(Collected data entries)
-------------------------

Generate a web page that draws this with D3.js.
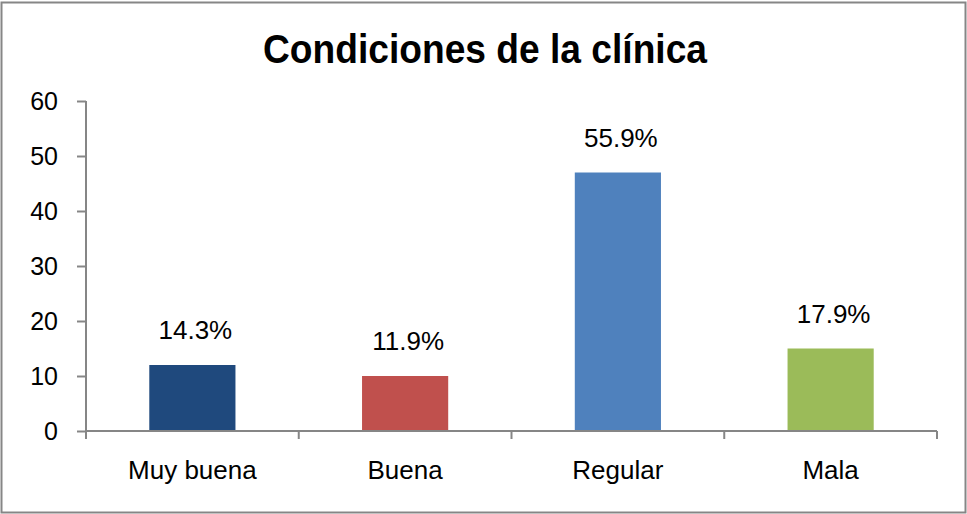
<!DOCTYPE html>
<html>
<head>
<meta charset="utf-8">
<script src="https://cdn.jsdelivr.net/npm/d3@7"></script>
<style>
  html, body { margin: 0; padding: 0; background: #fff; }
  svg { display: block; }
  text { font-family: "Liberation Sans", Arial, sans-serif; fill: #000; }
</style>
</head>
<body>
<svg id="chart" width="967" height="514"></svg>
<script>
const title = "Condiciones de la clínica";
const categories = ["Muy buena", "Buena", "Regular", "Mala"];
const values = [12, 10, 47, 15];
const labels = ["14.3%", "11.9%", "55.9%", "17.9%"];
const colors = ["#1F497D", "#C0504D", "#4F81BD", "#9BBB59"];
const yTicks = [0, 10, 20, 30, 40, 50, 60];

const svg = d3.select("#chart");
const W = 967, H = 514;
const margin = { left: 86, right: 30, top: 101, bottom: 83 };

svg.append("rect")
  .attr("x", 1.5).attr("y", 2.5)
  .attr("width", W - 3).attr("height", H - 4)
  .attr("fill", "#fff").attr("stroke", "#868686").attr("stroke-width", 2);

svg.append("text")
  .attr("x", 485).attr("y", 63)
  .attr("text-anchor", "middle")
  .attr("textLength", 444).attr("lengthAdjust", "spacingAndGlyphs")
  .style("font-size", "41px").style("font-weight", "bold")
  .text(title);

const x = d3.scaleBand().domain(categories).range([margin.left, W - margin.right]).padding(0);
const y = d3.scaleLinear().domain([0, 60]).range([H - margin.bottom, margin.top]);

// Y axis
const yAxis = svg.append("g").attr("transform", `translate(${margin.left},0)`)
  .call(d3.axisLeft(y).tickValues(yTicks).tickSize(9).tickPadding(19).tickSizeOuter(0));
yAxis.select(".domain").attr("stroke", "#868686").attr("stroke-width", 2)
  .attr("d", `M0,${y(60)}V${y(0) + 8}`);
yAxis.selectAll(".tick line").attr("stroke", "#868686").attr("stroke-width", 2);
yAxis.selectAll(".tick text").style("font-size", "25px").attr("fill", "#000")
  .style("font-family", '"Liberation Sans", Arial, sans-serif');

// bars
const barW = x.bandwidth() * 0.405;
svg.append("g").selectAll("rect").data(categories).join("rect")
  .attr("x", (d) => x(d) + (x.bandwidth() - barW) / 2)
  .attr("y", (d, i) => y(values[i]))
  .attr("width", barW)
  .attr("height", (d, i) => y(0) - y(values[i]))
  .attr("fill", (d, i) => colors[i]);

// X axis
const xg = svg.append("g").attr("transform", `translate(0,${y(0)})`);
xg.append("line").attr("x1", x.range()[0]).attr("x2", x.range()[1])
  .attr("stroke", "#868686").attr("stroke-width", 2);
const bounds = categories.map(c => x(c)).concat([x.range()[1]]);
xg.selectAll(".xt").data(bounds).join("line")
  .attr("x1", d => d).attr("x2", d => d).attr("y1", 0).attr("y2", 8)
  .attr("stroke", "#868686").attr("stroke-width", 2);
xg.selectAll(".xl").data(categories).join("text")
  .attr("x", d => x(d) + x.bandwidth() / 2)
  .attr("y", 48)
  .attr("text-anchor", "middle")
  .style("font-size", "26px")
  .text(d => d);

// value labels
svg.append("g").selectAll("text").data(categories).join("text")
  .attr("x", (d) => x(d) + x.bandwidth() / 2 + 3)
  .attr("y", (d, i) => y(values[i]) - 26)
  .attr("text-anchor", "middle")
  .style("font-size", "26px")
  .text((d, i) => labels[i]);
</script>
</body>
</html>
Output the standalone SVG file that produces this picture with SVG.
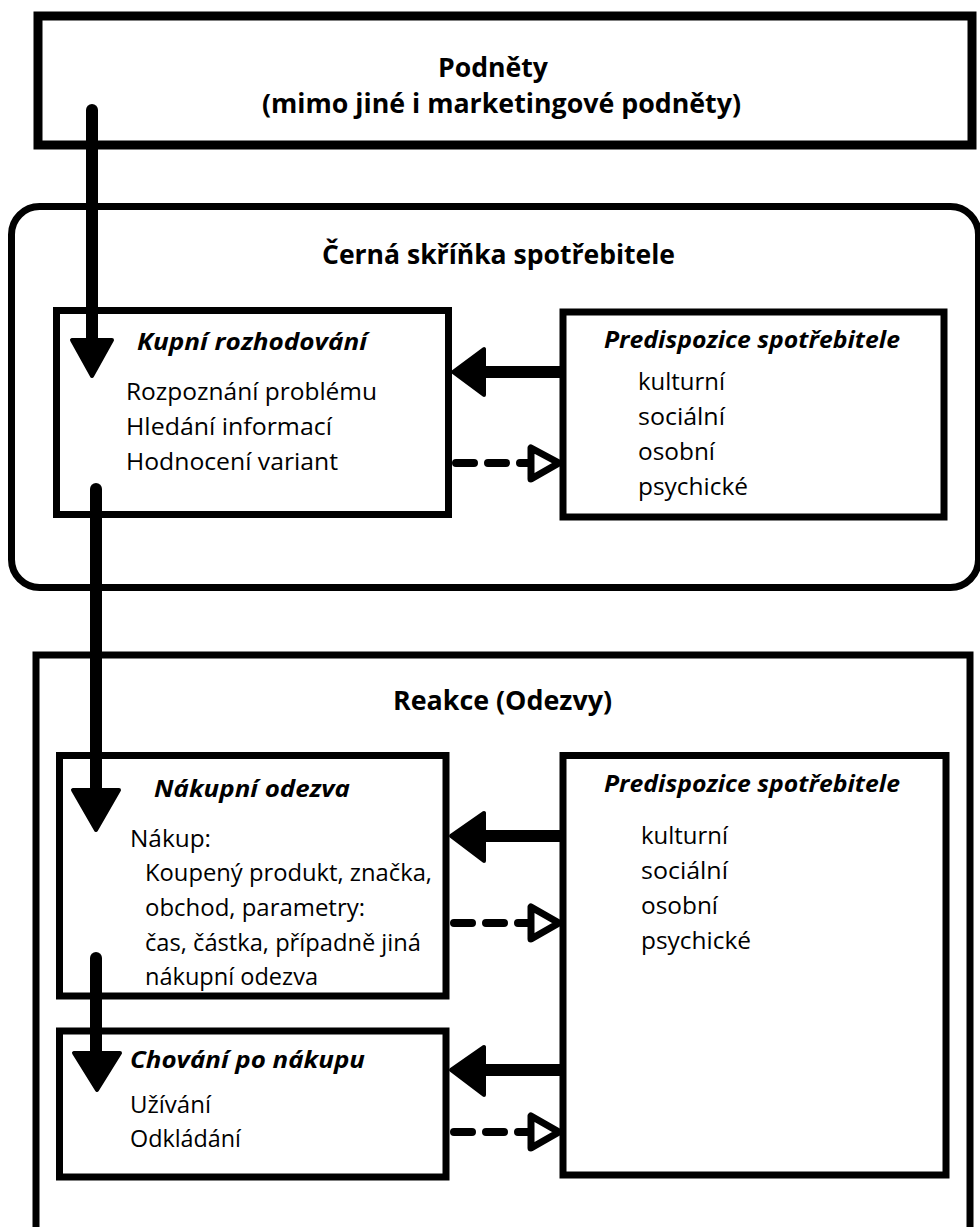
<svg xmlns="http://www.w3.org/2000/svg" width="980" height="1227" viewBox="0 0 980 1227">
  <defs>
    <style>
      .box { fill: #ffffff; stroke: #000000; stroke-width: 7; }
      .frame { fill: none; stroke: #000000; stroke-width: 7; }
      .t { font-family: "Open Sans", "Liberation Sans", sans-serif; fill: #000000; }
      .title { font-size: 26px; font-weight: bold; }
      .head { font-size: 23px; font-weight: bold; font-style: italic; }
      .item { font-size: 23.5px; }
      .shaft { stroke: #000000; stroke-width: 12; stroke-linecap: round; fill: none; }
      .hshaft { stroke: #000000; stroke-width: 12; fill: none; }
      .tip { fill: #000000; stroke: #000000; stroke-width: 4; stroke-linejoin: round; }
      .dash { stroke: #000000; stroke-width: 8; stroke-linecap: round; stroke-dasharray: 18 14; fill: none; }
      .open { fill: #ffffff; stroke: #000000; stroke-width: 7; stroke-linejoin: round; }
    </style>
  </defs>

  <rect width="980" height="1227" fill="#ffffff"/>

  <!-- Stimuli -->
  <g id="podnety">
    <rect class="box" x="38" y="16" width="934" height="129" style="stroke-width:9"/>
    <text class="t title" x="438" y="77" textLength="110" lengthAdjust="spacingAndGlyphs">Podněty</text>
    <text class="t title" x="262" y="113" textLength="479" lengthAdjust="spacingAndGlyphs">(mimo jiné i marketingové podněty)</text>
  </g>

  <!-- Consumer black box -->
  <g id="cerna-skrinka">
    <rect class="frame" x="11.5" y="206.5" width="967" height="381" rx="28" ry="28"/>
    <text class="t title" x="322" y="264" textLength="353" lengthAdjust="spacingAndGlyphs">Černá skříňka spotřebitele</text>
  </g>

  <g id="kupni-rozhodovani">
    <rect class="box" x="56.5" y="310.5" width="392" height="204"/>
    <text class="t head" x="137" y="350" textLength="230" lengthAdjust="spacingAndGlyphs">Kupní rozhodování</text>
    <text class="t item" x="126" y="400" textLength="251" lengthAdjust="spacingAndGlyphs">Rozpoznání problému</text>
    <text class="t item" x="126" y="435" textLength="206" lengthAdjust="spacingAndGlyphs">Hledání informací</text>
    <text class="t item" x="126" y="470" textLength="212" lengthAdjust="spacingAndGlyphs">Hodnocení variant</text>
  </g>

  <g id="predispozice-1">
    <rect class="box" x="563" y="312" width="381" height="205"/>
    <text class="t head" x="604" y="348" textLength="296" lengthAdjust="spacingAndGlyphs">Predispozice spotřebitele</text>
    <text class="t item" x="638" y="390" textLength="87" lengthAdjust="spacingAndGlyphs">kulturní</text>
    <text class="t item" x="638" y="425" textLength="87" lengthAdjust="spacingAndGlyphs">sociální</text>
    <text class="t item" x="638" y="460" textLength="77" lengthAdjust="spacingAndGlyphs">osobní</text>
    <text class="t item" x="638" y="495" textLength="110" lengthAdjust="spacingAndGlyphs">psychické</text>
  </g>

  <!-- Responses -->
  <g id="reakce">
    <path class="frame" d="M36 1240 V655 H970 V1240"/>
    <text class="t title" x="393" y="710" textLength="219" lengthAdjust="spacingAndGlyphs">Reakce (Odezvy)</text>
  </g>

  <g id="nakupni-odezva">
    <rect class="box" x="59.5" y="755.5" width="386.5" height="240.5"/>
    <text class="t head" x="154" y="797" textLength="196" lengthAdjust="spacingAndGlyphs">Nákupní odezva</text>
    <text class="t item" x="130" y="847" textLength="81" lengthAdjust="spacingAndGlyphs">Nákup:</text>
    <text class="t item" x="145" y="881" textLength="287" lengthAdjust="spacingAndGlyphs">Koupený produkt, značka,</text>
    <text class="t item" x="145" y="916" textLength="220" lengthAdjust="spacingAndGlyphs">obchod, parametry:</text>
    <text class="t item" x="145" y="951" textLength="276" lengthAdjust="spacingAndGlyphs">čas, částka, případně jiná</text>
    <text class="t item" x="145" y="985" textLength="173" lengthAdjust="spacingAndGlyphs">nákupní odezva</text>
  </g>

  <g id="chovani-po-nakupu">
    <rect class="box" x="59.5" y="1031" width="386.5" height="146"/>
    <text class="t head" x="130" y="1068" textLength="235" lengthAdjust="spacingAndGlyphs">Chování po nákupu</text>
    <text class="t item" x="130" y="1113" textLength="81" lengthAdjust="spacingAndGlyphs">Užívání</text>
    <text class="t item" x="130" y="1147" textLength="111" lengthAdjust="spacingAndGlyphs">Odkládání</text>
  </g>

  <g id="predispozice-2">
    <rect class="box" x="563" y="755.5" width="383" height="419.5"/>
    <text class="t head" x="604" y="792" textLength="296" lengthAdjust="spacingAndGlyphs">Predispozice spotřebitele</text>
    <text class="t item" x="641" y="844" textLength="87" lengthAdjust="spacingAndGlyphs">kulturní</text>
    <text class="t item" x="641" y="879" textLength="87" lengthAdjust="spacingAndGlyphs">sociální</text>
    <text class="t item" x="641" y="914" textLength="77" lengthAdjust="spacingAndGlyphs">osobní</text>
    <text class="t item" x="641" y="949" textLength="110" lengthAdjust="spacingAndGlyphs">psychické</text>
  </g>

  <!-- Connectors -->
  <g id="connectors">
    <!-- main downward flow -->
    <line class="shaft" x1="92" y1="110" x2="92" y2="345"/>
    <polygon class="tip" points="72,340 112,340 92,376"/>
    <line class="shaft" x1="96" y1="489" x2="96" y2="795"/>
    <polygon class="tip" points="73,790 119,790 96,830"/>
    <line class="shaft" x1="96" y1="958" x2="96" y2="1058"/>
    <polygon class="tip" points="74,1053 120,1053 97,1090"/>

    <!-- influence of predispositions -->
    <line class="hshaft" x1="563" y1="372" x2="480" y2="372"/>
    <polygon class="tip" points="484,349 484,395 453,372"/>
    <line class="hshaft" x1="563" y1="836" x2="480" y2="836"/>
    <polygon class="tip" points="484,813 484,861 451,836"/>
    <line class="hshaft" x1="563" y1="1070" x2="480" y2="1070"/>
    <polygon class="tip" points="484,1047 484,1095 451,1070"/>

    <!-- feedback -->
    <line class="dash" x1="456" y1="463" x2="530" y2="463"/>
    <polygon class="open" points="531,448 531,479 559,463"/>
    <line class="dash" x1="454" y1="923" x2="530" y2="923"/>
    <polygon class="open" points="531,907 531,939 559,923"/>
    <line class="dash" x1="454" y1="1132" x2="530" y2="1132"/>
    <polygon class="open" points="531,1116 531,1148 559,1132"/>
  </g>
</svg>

-------------------------

*To do:* Check each line of the entries above for the word "with". List the ones that have it.

*Reply to the task:*
Generate a web page that draws this with D3.js.
Output the standalone SVG file that produces this picture with SVG.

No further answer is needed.